Il rientro dalla pausa estiva non regala slanci all’economia del Continente e a certificarlo saranno l’11 settembre le nuove previsioni della Commissione europea
L’Eurozona torna a rallentare. E i “rischi al ribasso” – alta inflazione, debolezza della Cina e guerra in Ucraina in testa – continuano a offuscarne un futuro già da tempo in equilibrio precario tra stagnazione e crescita flebile.
Come spiega l’Ansa, il rientro dalla pausa estiva non regala slanci all’economia del Continente e a certificarlo saranno l’11 settembre le nuove previsioni della Commissione europea. Che, impegnata nelle ultime limature, si appresta a rivedere il cauto +1,1% prefigurato a giugno per l’intero 2023 (+1% per i Ventisette), ritoccandolo al ribasso di un paio di punti decimali.
Una correzione che potrebbe avere un effetto domino sull’imminente nuova decisione della Bce sul rialzo dei tassi di interesse. E ricadute anche per l’Italia, con il governo impegnato nel complicato esercizio della stesura della manovra e nella sua campagna per strappare la ‘golden rule’ per gli investimenti verdi nella combattuta riforma del Patto di stabilità Ue.
Nell’aria già da settimane – con un insolito rinvio a settembre delle stime estive Ue -, l’inversione di tendenza dell’economia è stata corroborata dagli ultimi dati diffusi da Eurostat sul secondo trimestre: il Pil non è andato oltre allo 0,1%, con un netto segno meno per Roma (-0,4%) e una stagnazione ormai permanente per Berlino.
Numeri che non lasciano spazio all’ottimismo: l’Europa arranca e il contesto – con le sole eccezioni positive della tenuta del mercato del lavoro e dell’asticella degli stock di gas proiettata già oltre il 90% -, nelle parole del vicepresidente Ue Valdis Dombrovskis, continua a mostrarsi “critico”. Costringendo Palazzo Berlaymont a limare in difetto gli indicatori presentati a giugno.

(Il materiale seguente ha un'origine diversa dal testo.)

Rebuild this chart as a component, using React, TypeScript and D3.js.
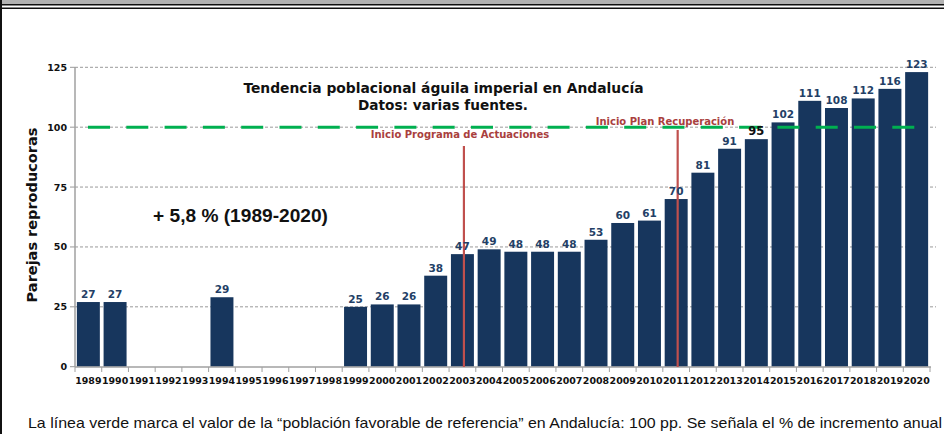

Non un taglio ingente, ma sufficiente a mettere in luce tutta la fragilità della ripresa economica continentale, con l’Italia che dal +1,2% pronosticato a giugno per il 2023 potrebbe scendere sotto l’1%.
A pesare per tutti i Ventisette è soprattutto l’inflazione che, pur in decrescita, resta intorno al 5% anche quando svuotata dei prezzi dell’energia, ben lontana da quel 2% obiettivo maestro di Francoforte. E a rendere le acque ancora più agitate ci sono le circostanze geopolitiche, il rallentamento di Pechino – vero grattacapo per l’economia tedesca -, e la crisi energetica non ancora archiviata. Un’incertezza che lascia debole, almeno fino al 2024, il polso dell’Europa. E che potrebbe avere un impatto tangibile anche sulla decisione della Bce. Con il board guidato da Christine Lagarde che giovedì 14 non potrà non tenere conto anche degli indice Pmi in ribasso e del rallentamento dei crediti alle imprese.
Nel board ci sono le consuete divisioni se prendere o meno una pausa dalla serie di rialzi dei tassi e da molte forze politiche nel Continente si chiede a Francoforte di fermarsi ma la Lagarde ha ribadito che ogni decisione verrà presa sulla base dei dati.
A muovere la prima tessera del domino sarà comunque dal podio di Palazzo Berlaymont il commissario responsabile Paolo Gentiloni. E, dopo le polemiche piovutegli addosso negli ultimi giorni, le previsioni che svelerà per l’Italia e la Germania si riveleranno decisive.
Poche ore dopo, le due capofila dell’irriducibile scontro tra ‘colombe’ e ‘falchi’ sul Patto di stabilità si ritroveranno faccia a faccia con i ministri Giancarlo Giorgetti e Christian Lindner al tavolo dell’Eurogruppo e dell’Ecofin informali di Santiago di Compostela. Anche dai nuovi indicatori dell’economia reale passerà la strada per la flessibilità del debito.